The beautiful table and decorations

Hand-made gift bags
Link to my birthday surprise video


http://youtu.be/NTcMP4qoHpM
Link to my class dancing to "Cotton Eye Joe".  Thought I'd bring a little country to Honduras.

So, I have always been a big believer in that God works in mysterious ways, and this may seem like a very small way, but it was one that has meant so much to me.  I have been wanting a really good book to read for my quiet time and had heard awesome things about "Radical" by David Platt.  There really aren't any options for buying such a book here and downloading sucks up our internet.  God must have known that I wanted and needed to read this book because my Aunt Ricki bought it for me and sent it as a surprise.  I was thrilled!!  I have spent the last few days reading, and let me tell you, it's intense.  If you have not picked up this book, you need to.  I am just two chapters in and it is changing my life.  The whole revelation behind the book is how we have taken Christ and the gospel and manipulated it into what we think it should be.

I want to share a quick excerpt with you.  Just to preface, Platt is writing about a trip he was planning to take in 2004 to Sudan.  He was reading a Christian news publication and came across two headlines side by side.

On the left one headline read, "First Baptist Church Celebrates New $23 Million Building"....On the right was a much smaller aticle.  The headline for it read, "Baptist Relief Helps Sudanese Refugees"...Now, remember what was on the left: "First Baptist Church Celebrates New $23 Million Building."  On the right the article said, "Baptists have raised $5,000 to send to refugees in western Sudan."  
Five thousdand dollars.
That is not enough to get a plan into Sudan, much less one drop of water to people who need it.

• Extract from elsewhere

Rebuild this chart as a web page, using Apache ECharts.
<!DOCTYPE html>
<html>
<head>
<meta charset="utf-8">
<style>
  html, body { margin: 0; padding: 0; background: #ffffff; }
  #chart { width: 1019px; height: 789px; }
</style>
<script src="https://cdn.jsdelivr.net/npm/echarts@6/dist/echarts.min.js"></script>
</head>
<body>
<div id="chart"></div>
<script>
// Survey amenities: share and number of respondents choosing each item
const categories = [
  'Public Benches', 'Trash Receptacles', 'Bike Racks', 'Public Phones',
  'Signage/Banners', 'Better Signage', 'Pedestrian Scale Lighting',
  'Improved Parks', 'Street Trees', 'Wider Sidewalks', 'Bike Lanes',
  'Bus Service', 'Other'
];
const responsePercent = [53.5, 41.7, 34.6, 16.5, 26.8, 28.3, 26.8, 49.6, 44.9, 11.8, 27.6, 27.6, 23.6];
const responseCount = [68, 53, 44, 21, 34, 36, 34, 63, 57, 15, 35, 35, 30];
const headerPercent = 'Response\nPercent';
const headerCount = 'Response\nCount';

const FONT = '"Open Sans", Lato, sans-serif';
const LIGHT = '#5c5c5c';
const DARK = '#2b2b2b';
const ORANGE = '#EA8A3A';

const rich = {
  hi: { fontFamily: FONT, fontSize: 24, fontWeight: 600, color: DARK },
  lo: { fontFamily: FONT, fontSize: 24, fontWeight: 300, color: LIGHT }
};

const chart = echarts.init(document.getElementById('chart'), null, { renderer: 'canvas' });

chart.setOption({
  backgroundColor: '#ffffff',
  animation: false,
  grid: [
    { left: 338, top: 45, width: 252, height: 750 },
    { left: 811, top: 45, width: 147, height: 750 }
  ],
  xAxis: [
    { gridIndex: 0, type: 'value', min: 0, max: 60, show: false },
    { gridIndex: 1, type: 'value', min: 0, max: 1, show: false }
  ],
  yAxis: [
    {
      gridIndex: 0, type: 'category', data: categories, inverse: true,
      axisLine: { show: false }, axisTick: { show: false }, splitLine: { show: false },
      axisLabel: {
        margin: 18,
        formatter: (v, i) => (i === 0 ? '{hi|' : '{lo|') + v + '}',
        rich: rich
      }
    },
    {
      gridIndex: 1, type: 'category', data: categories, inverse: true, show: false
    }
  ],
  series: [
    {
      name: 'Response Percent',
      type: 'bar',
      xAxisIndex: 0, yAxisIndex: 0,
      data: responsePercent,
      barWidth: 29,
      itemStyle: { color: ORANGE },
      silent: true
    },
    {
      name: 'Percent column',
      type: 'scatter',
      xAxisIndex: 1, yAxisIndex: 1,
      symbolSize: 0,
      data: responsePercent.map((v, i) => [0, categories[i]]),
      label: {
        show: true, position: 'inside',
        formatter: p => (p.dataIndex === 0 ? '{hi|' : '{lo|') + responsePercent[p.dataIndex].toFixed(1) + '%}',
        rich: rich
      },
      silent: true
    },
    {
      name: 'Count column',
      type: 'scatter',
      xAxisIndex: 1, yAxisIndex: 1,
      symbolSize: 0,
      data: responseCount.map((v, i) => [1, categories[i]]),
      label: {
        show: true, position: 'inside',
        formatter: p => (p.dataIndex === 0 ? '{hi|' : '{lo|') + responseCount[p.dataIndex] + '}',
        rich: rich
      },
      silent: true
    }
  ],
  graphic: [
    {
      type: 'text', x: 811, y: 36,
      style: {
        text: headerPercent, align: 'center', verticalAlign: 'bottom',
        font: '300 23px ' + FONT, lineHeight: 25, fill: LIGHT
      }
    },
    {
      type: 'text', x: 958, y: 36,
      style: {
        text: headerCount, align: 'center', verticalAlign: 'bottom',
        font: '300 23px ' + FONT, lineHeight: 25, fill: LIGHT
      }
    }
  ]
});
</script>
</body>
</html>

I literally gasped out loud when I read this.  When did we become this way?  When did our priorities become the outward appearance of buildings, rather than the needs and salvation of people?  I will be the first to admit that I focus too much on the outward and what looks good.  Like I said, this book changes your life!  I won't spoil it for you, but we have created a God in our minds that isn't even close to the true God.  We like our nice buildings, catchy songs, and fun retreats, but what if our relationship with God meant that we had to hide in dark room terrified that we would be killed if we were found?  The book talks about this; there are people in Asia who spend 12 or more hours a day in pursuit of God and His word, while hiding in a dark room - no lights, comfortable chairs, screens, projectors, or instruments.  Would God and His word be enough for you?  Shame on me for feeling so sad and sorry for myself when i first arrived here.  Yes, I was away from what I considered "normal" or "comfortable" but I did not have to hide; I live in a beautiful house, always have food to eat, transportation, and spend my day teaching at a Christian school where we worship God freely.  What will it take for us to realize that God IS enough?  I urge you, read this book, learn from it, and step away from comfortable.  Nothing Christ did was comfortable.